Aim of the task: Print the material below exactly as it stands, please, from its first line to the line holding "-200, 0, 0];", with no pictures.

— START Supplied information —

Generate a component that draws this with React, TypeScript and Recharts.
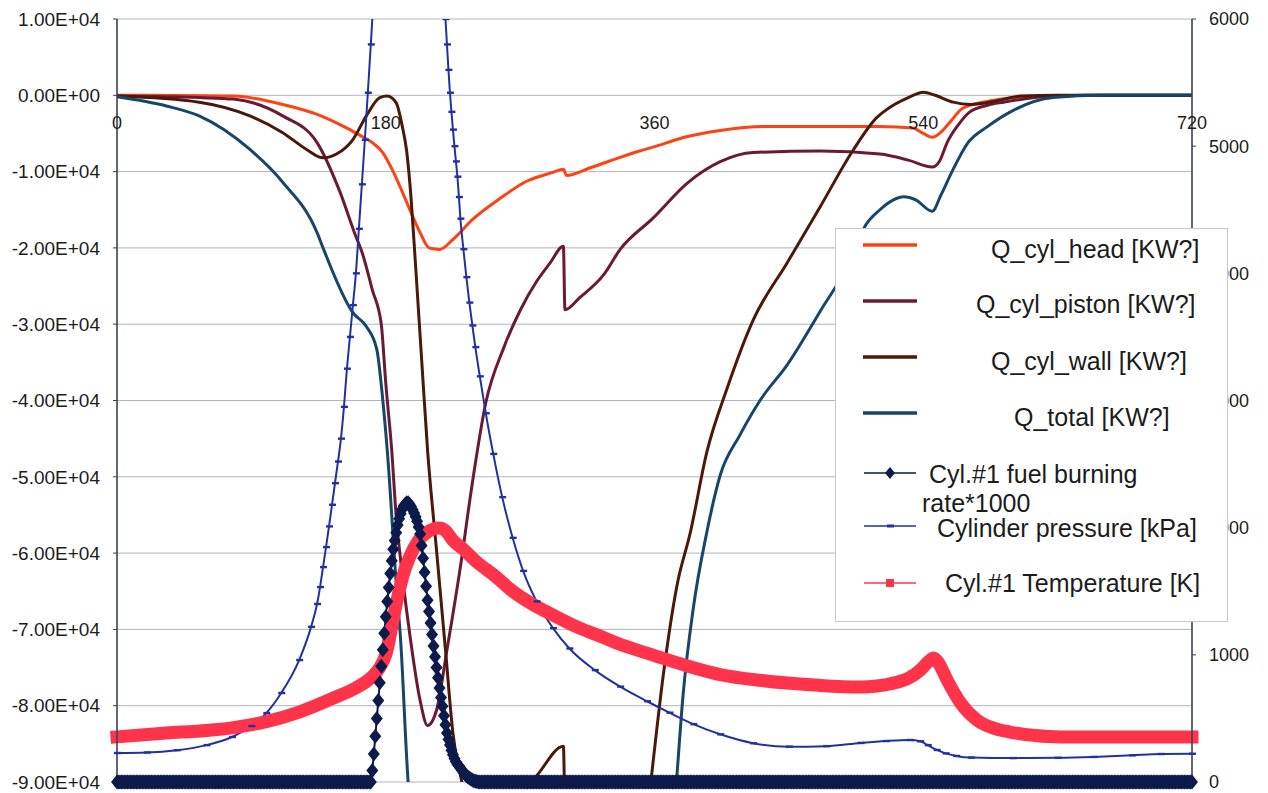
import { LineChart, Line, XAxis, YAxis, CartesianGrid, Legend, ReferenceDot } from 'recharts';

// crank angle ticks and axis ticks
const crankTicks = [0, 180, 360, 540, 720];
const heatTicks = [10000, 0, -10000, -20000, -30000, -40000, -50000, -60000, -70000, -80000, -90000];
const rightTicks = [0, 1000, 2000, 3000, 4000, 5000, 6000];

// Q_cyl_head [KW?]
const headDeg = [0, 40, 78, 111, 134, 149, 156, 165, 171, 178, 185, 194, 203, 209, 216, 225, 238, 256, 274, 292, 299, 301, 317, 339, 350, 359, 380, 404, 433, 470, 511, 533, 540, 546, 552, 558, 565, 575, 583, 600, 630, 660, 720];
const headKW = [0, -20, -100, -1200, -2500, -3800, -4500, -5500, -6200, -7500, -10000, -14000, -18000, -20000, -20200, -18900, -16300, -13600, -11300, -10100, -9700, -10500, -9500, -8000, -7300, -6800, -5500, -4600, -4100, -4100, -4100, -4300, -5000, -5500, -4800, -3500, -1900, -1100, -800, -300, -50, 0, 0];

// Q_cyl_piston [KW?]
const pistonDeg = [0, 55, 78, 111, 134, 149, 160, 164, 171, 177, 180, 184, 187, 190, 196, 203, 208, 214, 221, 230, 238, 247, 259, 270, 281, 290, 299, 300, 310, 326, 337, 359, 382, 404, 426, 471, 511, 530, 546, 551, 556, 563, 571, 583, 594, 620, 650, 720];
const pistonKW = [-100, -300, -500, -2700, -6200, -12500, -18500, -20500, -25500, -30000, -37700, -46500, -55200, -61000, -70500, -79300, -82600, -80600, -72700, -61800, -50800, -40300, -33100, -28200, -24400, -22000, -19800, -28100, -26500, -23500, -20200, -16100, -11500, -8700, -7500, -7300, -7700, -8500, -9400, -8600, -6200, -4000, -2200, -1300, -900, -200, 0, 0];

// Q_cyl_wall [KW?]
const wallDeg = [0, 55, 89, 111, 127, 138, 147, 158, 167, 176, 181, 187, 191, 194, 197, 200, 204, 208, 214, 220, 225, 231, 240, 260, 270, 275, 281, 299, 300, 320, 345, 352, 358, 366, 375, 384, 395, 409, 426, 449, 471, 493, 509, 516, 530, 540, 548, 560, 572, 590, 605, 630, 720];
const wallKW = [-100, -900, -2700, -4900, -7100, -8200, -7700, -5800, -2700, -300, -100, -1000, -4000, -7300, -13600, -22400, -34500, -46500, -59600, -72700, -83600, -90000, -96000, -95000, -92000, -90500, -89200, -85300, -93000, -100000, -104000, -99500, -89200, -75800, -64300, -57300, -46800, -38200, -29500, -21900, -14600, -7200, -2900, -1800, -300, 400, 0, -900, -1200, -700, -100, 0, 0];

// Q_total [KW?]
const totalDeg = [0, 33, 55, 89, 111, 134, 138, 158, 167, 174, 178, 181, 187, 190, 195, 198, 250, 320, 370, 375, 379, 386, 395, 404, 417, 431, 449, 471, 493, 500, 511, 520, 527, 535, 546, 552, 560, 570, 583, 600, 627, 660, 720];
const totalKW = [-200, -1400, -2700, -7100, -11400, -18000, -20000, -28500, -30300, -33300, -39900, -46500, -63900, -71500, -90000, -96000, -130000, -125000, -102000, -89200, -78900, -67200, -57300, -49800, -44600, -39900, -35300, -28300, -20900, -17500, -15000, -13700, -13300, -13700, -15200, -13000, -9700, -6200, -4100, -2000, -300, 0, 0];

// Cyl.#1 fuel burning rate*1000, one value per degree (zero outside 170..242)
const crankDeg = Array.from({ length: 721 }, (_, i) => i);
const burnStart = 170;
const burnPeak = [
  0, 90, 220, 360, 500, 640, 780, 910, 1040, 1170,
  1300, 1420, 1530, 1640, 1740, 1830, 1900, 1960, 2020, 2070,
  2110, 2145, 2170, 2185, 2195, 2195, 2185, 2165, 2140, 2115,
  2085, 2050, 2005, 1950, 1860, 1760, 1650, 1540, 1430, 1340,
  1250, 1160, 1070, 985, 900, 820, 740, 665, 595, 520,
  450, 385, 335, 290, 250, 215, 185, 160, 140, 125,
  110, 92, 76, 62, 50, 40, 31, 23, 16, 10,
  6, 3, 0,
];

// Cylinder pressure [kPa]
const presDeg = [0, 20, 40, 60, 77, 90, 100, 110, 122, 130, 134, 136, 138, 140, 142, 144, 146, 148, 150, 152, 154, 156, 158, 160, 162, 164, 166, 168, 170, 172, 176, 182, 190, 198, 206, 212, 216, 218, 219, 220, 221, 222, 223, 224, 225, 226, 227, 228, 229, 230, 232, 234, 236, 238, 240, 243, 247, 252, 258, 265, 272, 281, 292, 303, 320, 337, 355, 370, 386, 404, 426, 450, 475, 498, 515, 531, 538, 543, 549, 555, 562, 572, 600, 630, 654, 680, 699, 720];
const presKPa = [228, 232, 250, 290, 354, 440, 542, 700, 959, 1220, 1400, 1533, 1690, 1847, 2010, 2180, 2350, 2520, 2700, 2950, 3250, 3500, 3750, 4000, 4350, 4700, 5050, 5420, 5800, 6200, 7000, 8300, 9000, 9000, 8500, 7700, 6950, 6550, 6200, 6000, 5800, 5600, 5420, 5270, 5130, 5000, 4880, 4760, 4600, 4430, 4190, 3970, 3770, 3590, 3420, 3190, 2900, 2580, 2240, 1920, 1660, 1420, 1210, 1050, 880, 750, 635, 545, 455, 375, 305, 278, 282, 307, 322, 330, 320, 290, 252, 225, 205, 192, 188, 190, 197, 210, 220, 222];

// Cyl.#1 Temperature [K]
const tempDeg = [0, 33, 60, 78, 100, 122, 145, 160, 167, 172, 176, 180, 187, 192, 196, 202, 207, 212, 216, 220, 225, 232, 240, 254, 265, 277, 292, 308, 325, 340, 359, 380, 404, 430, 449, 470, 498, 520, 530, 538, 543, 547, 550, 556, 565, 576, 588, 598, 615, 632, 680, 720];
const tempK = [355, 385, 405, 428, 475, 550, 660, 740, 790, 840, 900, 1000, 1400, 1640, 1770, 1900, 1958, 1990, 1997, 1975, 1900, 1830, 1740, 1612, 1500, 1407, 1313, 1220, 1140, 1070, 998, 920, 845, 800, 778, 760, 747, 778, 815, 880, 940, 975, 940, 802, 621, 487, 420, 393, 365, 354, 354, 354];

const pts = (deg: number[], val: number[]) => deg.map((d, i) => ({ deg: d, v: val[i] }));

const headData = pts(headDeg, headKW);
const pistonData = pts(pistonDeg, pistonKW);
const wallData = pts(wallDeg, wallKW);
const totalData = pts(totalDeg, totalKW);
const burnData = crankDeg.map((d) => ({
  deg: d,
  v: d >= burnStart && d < burnStart + burnPeak.length ? burnPeak[d - burnStart] : 0,
}));
const presData = pts(presDeg, presKPa);
const tempData = pts(tempDeg, tempK);

const C = {
  head: '#ff4213',
  piston: '#6c1a33',
  wall: '#4b1809',
  total: '#16466b',
  burn: '#0c1a4c',
  pres: '#2231a2',
  temp: '#ff3349',
  grid: '#b0b4bf',
  axis: '#3a3e52',
  text: '#1c1c1c',
};

const sci = (v: number) => {
  if (v === 0) return '0.00E+00';
  const [m, e] = v.toExponential(2).split('e');
  const n = parseInt(e, 10);
  return `${m}E${n < 0 ? '-' : '+'}${String(Math.abs(n)).padStart(2, '0')}`;
};

const Diamond = (p: any) => {
  const { cx, cy, index } = p;
  if (cx == null || cy == null) return <g key={`bd${index}`} />;
  return <path key={`bd${index}`} d={`M${cx},${cy - 7.5}L${cx + 6},${cy}L${cx},${cy + 7.5}L${cx - 6},${cy}Z`} fill={C.burn} />;
};

const Dash = (p: any) => {
  const { cx, cy, index } = p;
  if (cx == null || cy == null) return <g key={`pd${index}`} />;
  return <rect key={`pd${index}`} x={cx - 3} y={cy - 1.2} width={7} height={2.4} fill={C.pres} />;
};

const legendRows = [
  { name: 'Q_cyl_head [KW?]', color: C.head, kind: 'line', ly: 16, tx: 155, ty: 20 },
  { name: 'Q_cyl_piston [KW?]', color: C.piston, kind: 'line', ly: 72, tx: 140, ty: 75 },
  { name: 'Q_cyl_wall [KW?]', color: C.wall, kind: 'line', ly: 128, tx: 155, ty: 132 },
  { name: 'Q_total [KW?]', color: C.total, kind: 'line', ly: 184, tx: 178, ty: 188 },
  { name: 'Cyl.#1 fuel burning', color: C.burn, kind: 'diamond', ly: 244, tx: 93, ty: 245 },
  { name: 'rate*1000', color: C.burn, kind: 'none', ly: 0, tx: 86, ty: 274 },
  { name: 'Cylinder pressure [kPa]', color: C.pres, kind: 'dash', ly: 297, tx: 101, ty: 299 },
  { name: 'Cyl.#1 Temperature [K]', color: C.temp, kind: 'square', ly: 354, tx: 109, ty: 354 },
];

function LegendBox() {
  return (
    <div style={{ width: 393, height: 394, background: '#fff', border: '1px solid #c8c8c8', boxSizing: 'border-box' }}>
      <svg width={391} height={392} style={{ display: 'block' }}>
        {legendRows.map((r) => (
          <g key={r.name}>
            {r.kind === 'line' && <line x1={27} x2={81} y1={r.ly} y2={r.ly} stroke={r.color} strokeWidth={3.5} />}
            {r.kind !== 'line' && r.kind !== 'none' && (
              <line x1={28} x2={80} y1={r.ly} y2={r.ly} stroke={r.color} strokeWidth={1.5} />
            )}
            {r.kind === 'diamond' && (
              <path d={`M54,${r.ly - 6}L59,${r.ly}L54,${r.ly + 6}L49,${r.ly}Z`} fill={r.color} />
            )}
            {r.kind === 'dash' && <rect x={51} y={r.ly - 1.5} width={7} height={3} fill={r.color} />}
            {r.kind === 'square' && <rect x={50} y={r.ly - 4} width={8} height={8} fill={r.color} />}
            <text x={r.tx} y={r.ty} fontSize={25} fill={C.text} dominantBaseline="central">
              {r.name}
            </text>
          </g>
        ))}
      </svg>
    </div>
  );
}

export default function App() {
  return (
    <div style={{ position: 'absolute', left: 0, top: 0, width: 1268, height: 793, background: '#fff', fontFamily: '"Liberation Sans", Arial, sans-serif' }}>
      <LineChart width={1268} height={793} margin={{ top: 19, right: 0, bottom: 10, left: 0 }}>
        <CartesianGrid yAxisId="left" stroke={C.grid} strokeWidth={1} />
        <XAxis
          dataKey="deg"
          type="number"
          domain={[0, 720]}
          ticks={crankTicks}
          tick={false}
          tickLine={false}
          axisLine={false}
          height={1}
        />
        <YAxis
          yAxisId="left"
          domain={[-90000, 10000]}
          ticks={heatTicks}
          allowDataOverflow
          width={117}
          tickFormatter={sci}
          tick={{ fontSize: 19, fill: C.text }}
          tickSize={4}
          tickMargin={13}
          axisLine={{ stroke: C.axis, strokeWidth: 1.5 }}
          tickLine={{ stroke: C.axis }}
        />
        <YAxis
          yAxisId="right"
          orientation="right"
          domain={[0, 6000]}
          ticks={rightTicks}
          allowDataOverflow
          width={76}
          tick={{ fontSize: 18, fill: C.text }}
          tickSize={4}
          tickMargin={13}
          axisLine={{ stroke: C.axis, strokeWidth: 1.5 }}
          tickLine={{ stroke: C.axis }}
        />
        <YAxis yAxisId="rt" orientation="right" domain={[0, 6000]} hide />

        {crankTicks.map((t) => (
          <ReferenceDot
            key={t}
            yAxisId="left"
            x={t}
            y={0}
            r={1}
            fill="none"
            stroke="none"
            ifOverflow="visible"
            label={{ value: String(t), position: 'bottom', offset: 20, fontSize: 18, fill: C.text }}
          />
        ))}

        <Line yAxisId="left" data={headData} dataKey="v" name="Q_cyl_head [KW?]" type="monotone" stroke={C.head} strokeWidth={3} dot={false} isAnimationActive={false} />
        <Line yAxisId="left" data={pistonData} dataKey="v" name="Q_cyl_piston [KW?]" type="monotone" stroke={C.piston} strokeWidth={3} dot={false} isAnimationActive={false} />
        <Line yAxisId="left" data={wallData} dataKey="v" name="Q_cyl_wall [KW?]" type="monotone" stroke={C.wall} strokeWidth={3} dot={false} isAnimationActive={false} />
        <Line yAxisId="left" data={totalData} dataKey="v" name="Q_total [KW?]" type="monotone" stroke={C.total} strokeWidth={3} dot={false} isAnimationActive={false} />
        <Line yAxisId="rt" data={burnData} dataKey="v" name="Cyl.#1 fuel burning rate*1000" type="linear" stroke={C.burn} strokeWidth={2} dot={Diamond} activeDot={false} isAnimationActive={false} />
        <Line yAxisId="right" data={presData} dataKey="v" name="Cylinder pressure [kPa]" type="monotone" stroke={C.pres} strokeWidth={2} dot={Dash} activeDot={false} isAnimationActive={false} />
        <Line yAxisId="rt" data={tempData} dataKey="v" name="Cyl.#1 Temperature [K]" type="monotone" stroke={C.temp} strokeWidth={13} strokeLinecap="square" dot={false} isAnimationActive={false} />

        <Legend
          layout="horizontal"
          align="center"
          verticalAlign="middle"
          content={() => <LegendBox />}
          wrapperStyle={{ left: 835, top: 228, width: 393, height: 394 }}
        />
      </LineChart>
    </div>
  );
}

— END Supplied information —

Task response:
Generate a component that draws this with React, TypeScript and Recharts.
import { LineChart, Line, XAxis, YAxis, CartesianGrid, Legend, ReferenceDot } from 'recharts';

// crank angle ticks and axis ticks
const crankTicks = [0, 180, 360, 540, 720];
const heatTicks = [10000, 0, -10000, -20000, -30000, -40000, -50000, -60000, -70000, -80000, -90000];
const rightTicks = [0, 1000, 2000, 3000, 4000, 5000, 6000];

// Q_cyl_head [KW?]
const headDeg = [0, 40, 78, 111, 134, 149, 156, 165, 171, 178, 185, 194, 203, 209, 216, 225, 238, 256, 274, 292, 299, 301, 317, 339, 350, 359, 380, 404, 433, 470, 511, 533, 540, 546, 552, 558, 565, 575, 583, 600, 630, 660, 720];
const headKW = [0, -20, -100, -1200, -2500, -3800, -4500, -5500, -6200, -7500, -10000, -14000, -18000, -20000, -20200, -18900, -16300, -13600, -11300, -10100, -9700, -10500, -9500, -8000, -7300, -6800, -5500, -4600, -4100, -4100, -4100, -4300, -5000, -5500, -4800, -3500, -1900, -1100, -800, -300, -50, 0, 0];

// Q_cyl_piston [KW?]
const pistonDeg = [0, 55, 78, 111, 134, 149, 160, 164, 171, 177, 180, 184, 187, 190, 196, 203, 208, 214, 221, 230, 238, 247, 259, 270, 281, 290, 299, 300, 310, 326, 337, 359, 382, 404, 426, 471, 511, 530, 546, 551, 556, 563, 571, 583, 594, 620, 650, 720];
const pistonKW = [-100, -300, -500, -2700, -6200, -12500, -18500, -20500, -25500, -30000, -37700, -46500, -55200, -61000, -70500, -79300, -82600, -80600, -72700, -61800, -50800, -40300, -33100, -28200, -24400, -22000, -19800, -28100, -26500, -23500, -20200, -16100, -11500, -8700, -7500, -7300, -7700, -8500, -9400, -8600, -6200, -4000, -2200, -1300, -900, -200, 0, 0];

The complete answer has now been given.